- [AVAILABLE DATA]:
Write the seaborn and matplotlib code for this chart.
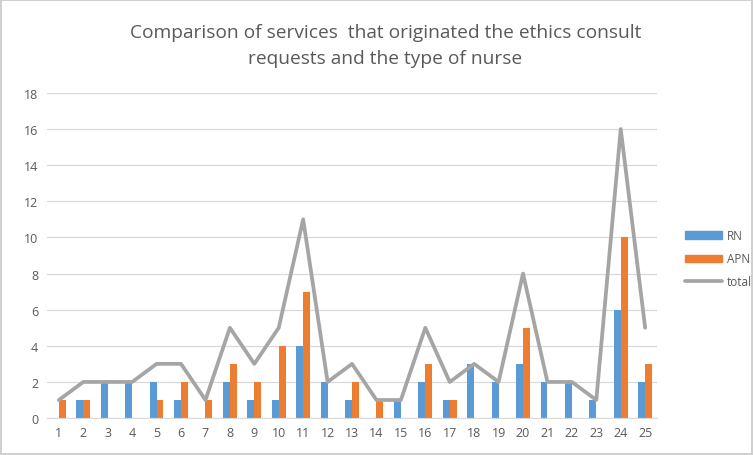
import matplotlib
matplotlib.use("Agg")
import matplotlib.pyplot as plt
from matplotlib.patches import Patch
from matplotlib.lines import Line2D
import pandas as pd
import numpy as np
import seaborn as sns

# data
categories = [str(i) for i in range(1, 26)]
rn = [0, 1, 2, 2, 2, 1, 0, 2, 1, 1, 4, 2, 1, 0, 1, 2, 1, 3, 2, 3, 2, 2, 1, 6, 2]
apn = [1, 1, 0, 0, 1, 2, 1, 3, 2, 4, 7, 0, 2, 1, 0, 3, 1, 0, 0, 5, 0, 0, 0, 10, 3]
total = [1, 2, 2, 2, 3, 3, 1, 5, 3, 5, 11, 2, 3, 1, 1, 5, 2, 3, 2, 8, 2, 2, 1, 16, 5]

sns.set_style("white")
plt.rcParams["font.family"] = ["Open Sans", "DejaVu Sans"]

df = pd.DataFrame({"cat": categories * 2,
                   "value": rn + apn,
                   "nurse": ["RN"] * len(rn) + ["APN"] * len(apn)})

colors = {"RN": "#5B9BD5", "APN": "#ED7D31"}
grey = "#A5A5A5"
text_col = "#595959"

fig = plt.figure(figsize=(7.53, 4.56), dpi=100)
fig.patch.set_edgecolor("#D0D0D0")
fig.patch.set_linewidth(1.5)
ax = fig.add_axes([0.062, 0.081, 0.811, 0.713])

sns.barplot(data=df, x="cat", y="value", hue="nurse", palette=colors,
            width=0.56, gap=0, saturation=1, linewidth=0, ax=ax, legend=False)
sns.lineplot(x=np.arange(len(total)), y=total, color=grey, linewidth=2.7, ax=ax)

ax.set_ylim(0, 18)
ax.set_yticks(range(0, 19, 2))
ax.set_xlim(-0.5, len(categories) - 0.5)
ax.yaxis.grid(True, color="#D9D9D9", linewidth=0.9)
ax.set_axisbelow(True)
for s in ["top", "right", "left"]:
    ax.spines[s].set_visible(False)
ax.spines["bottom"].set_color("#D9D9D9")
ax.tick_params(axis="both", length=0, labelsize=9, labelcolor=text_col, pad=6)
ax.set_xlabel("")
ax.set_ylabel("")

fig.suptitle("Comparison of services  that originated the ethics consult\nrequests and the type of nurse",
             x=0.512, y=0.948, fontsize=13.8, color=text_col, linespacing=1.6)

handles = [Patch(color=colors["RN"]), Patch(color=colors["APN"]),
           Line2D([0], [0], color=grey, linewidth=2.7)]
fig.legend(handles, ["RN", "APN", "total"], loc="center left",
           bbox_to_anchor=(0.895, 0.43), frameon=False, fontsize=8.5,
           labelcolor=text_col, handlelength=3.2, handleheight=0.6,
           labelspacing=0.85, handletextpad=0.4)

fig.savefig("out.png", dpi=100)
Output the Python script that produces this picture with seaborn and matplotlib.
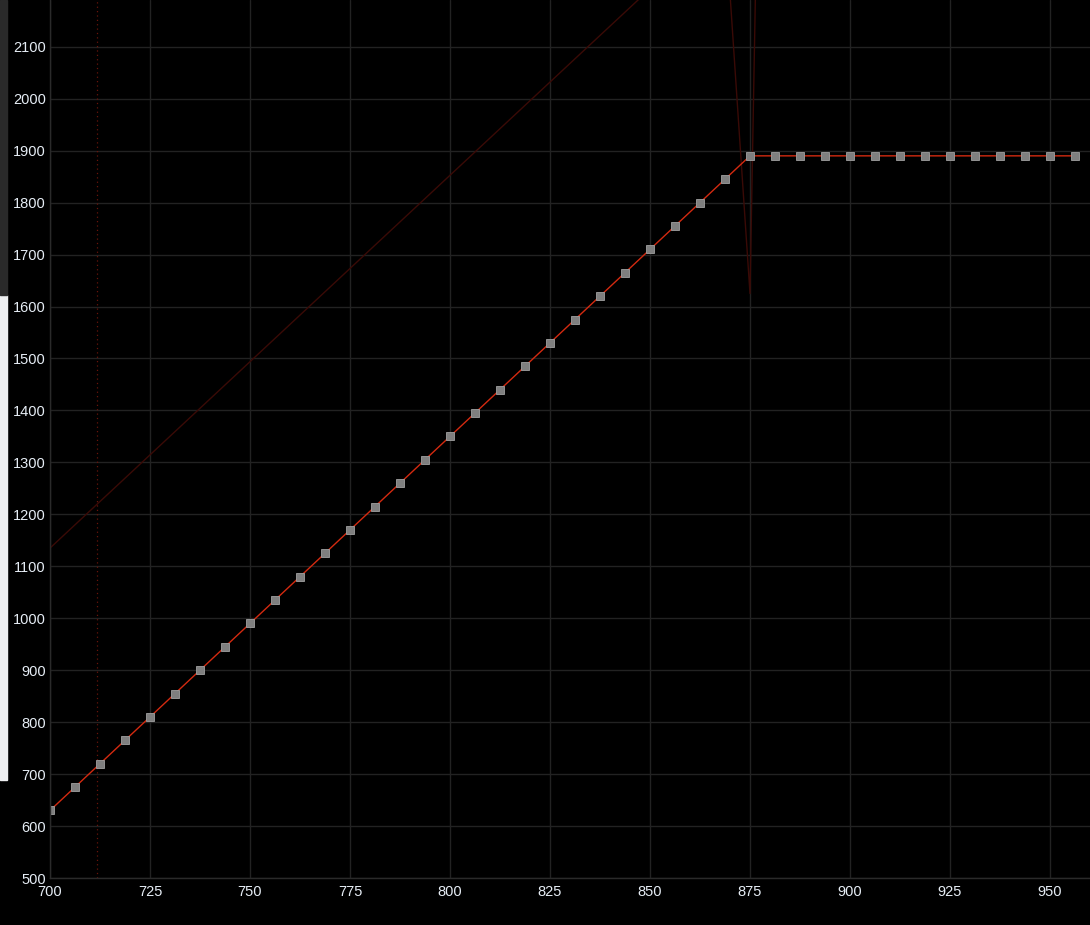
import matplotlib
matplotlib.use("Agg")
import matplotlib.pyplot as plt
import seaborn as sns
import pandas as pd
from matplotlib.patches import Rectangle

# main trace (square markers)
main_x = [700, 706.25, 712.5, 718.75, 725, 731.25, 737.5, 743.75, 750, 756.25,
          762.5, 768.75, 775, 781.25, 787.5, 793.75, 800, 806.25, 812.5, 818.75,
          825, 831.25, 837.5, 843.75, 850, 856.25, 862.5, 868.75, 875, 881.25,
          887.5, 893.75, 900, 906.25, 912.5, 918.75, 925, 931.25, 937.5, 943.75,
          950, 956.25]
main_y = [630, 675, 720, 765, 810, 855, 900, 945, 990, 1035,
          1080, 1125, 1170, 1215, 1260, 1305, 1350, 1395, 1440, 1485,
          1530, 1575, 1620, 1665, 1710, 1755, 1800, 1845, 1890, 1890,
          1890, 1890, 1890, 1890, 1890, 1890, 1890, 1890, 1890, 1890,
          1890, 1890]

# faint background trace
shadow_x = [700, 868.75, 875, 881.25]
shadow_y = [1135, 2346, 1625, 4280]

marker_line_x = 711.75

x_ticks = [700, 725, 750, 775, 800, 825, 850, 875, 900, 925, 950]
y_ticks = [500, 600, 700, 800, 900, 1000, 1100, 1200, 1300, 1400, 1500,
           1600, 1700, 1800, 1900, 2000, 2100]

sns.set_style("dark")
plt.rcParams["font.family"] = ["Liberation Sans", "DejaVu Sans"]

fig = plt.figure(figsize=(10.9, 9.25), dpi=100, facecolor="black")
ax = fig.add_axes([50 / 1090, 47 / 925, 1040 / 1090, 878 / 925])
ax.set_facecolor("black")

main = pd.DataFrame({"x": main_x, "y": main_y})
shadow = pd.DataFrame({"x": shadow_x, "y": shadow_y})

sns.lineplot(data=shadow, x="x", y="y", ax=ax, sort=False, color="#3a0a06",
             linewidth=1.0)
ax.axvline(marker_line_x, color="#6a140a", linewidth=0.9, linestyle=(0, (1, 2.5)))
sns.lineplot(data=main, x="x", y="y", ax=ax, sort=False, color="#d42a10",
             linewidth=1.0, marker="s", markersize=5.2,
             markerfacecolor="#7f7f7f", markeredgecolor="#a0a0a0",
             markeredgewidth=0.6)

ax.set_xlim(700, 960)
ax.set_ylim(500, 2190)
ax.set_xticks(x_ticks)
ax.set_yticks(y_ticks)
ax.grid(True, color="#222222", linewidth=1.0)
ax.set_axisbelow(True)
ax.tick_params(colors="#e6edf5", labelsize=10.5, length=0)
ax.tick_params(axis="y", pad=3)
ax.tick_params(axis="x", pad=5)
for lab in ax.get_xticklabels() + ax.get_yticklabels():
    lab.set_color("#e6edf5")
ax.set_xlabel("")
ax.set_ylabel("")
for side in ["top", "right"]:
    ax.spines[side].set_visible(False)
for side in ["left", "bottom"]:
    ax.spines[side].set_color("#2a2a2a")
    ax.spines[side].set_linewidth(1.0)

# bits of the surrounding screen on the left edge
fig.patches.append(Rectangle((0, 145 / 925), 7 / 1090, 485 / 925,
                             transform=fig.transFigure, color="#eeeff1"))
fig.patches.append(Rectangle((0, 630 / 925), 7 / 1090, 295 / 925,
                             transform=fig.transFigure, color="#2a2a2a"))

fig.savefig("out.png", dpi=100, facecolor="black")
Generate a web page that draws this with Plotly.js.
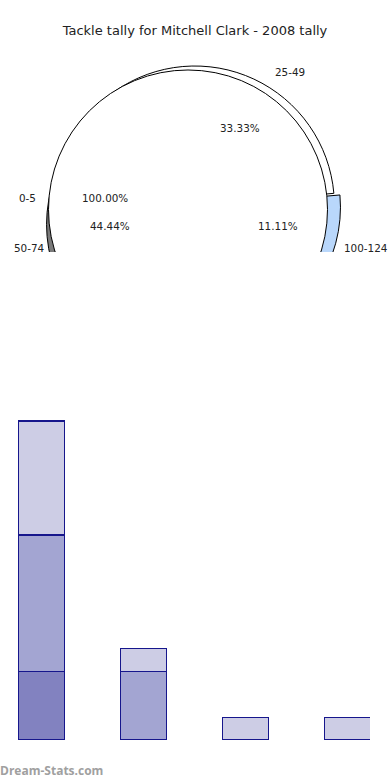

- [AIM]: Restate word for word the lines that begin at the one with "Output the Python" and end at the one with "from matplotlib.patches import Rectangle", including both, and leave every picture aside.

- [CORRECT RESPONSE]:
Output the Python script that produces this picture with seaborn and matplotlib.
import matplotlib
matplotlib.use("Agg")
import matplotlib.pyplot as plt
import seaborn as sns
import pandas as pd
from matplotlib.patches import Rectangle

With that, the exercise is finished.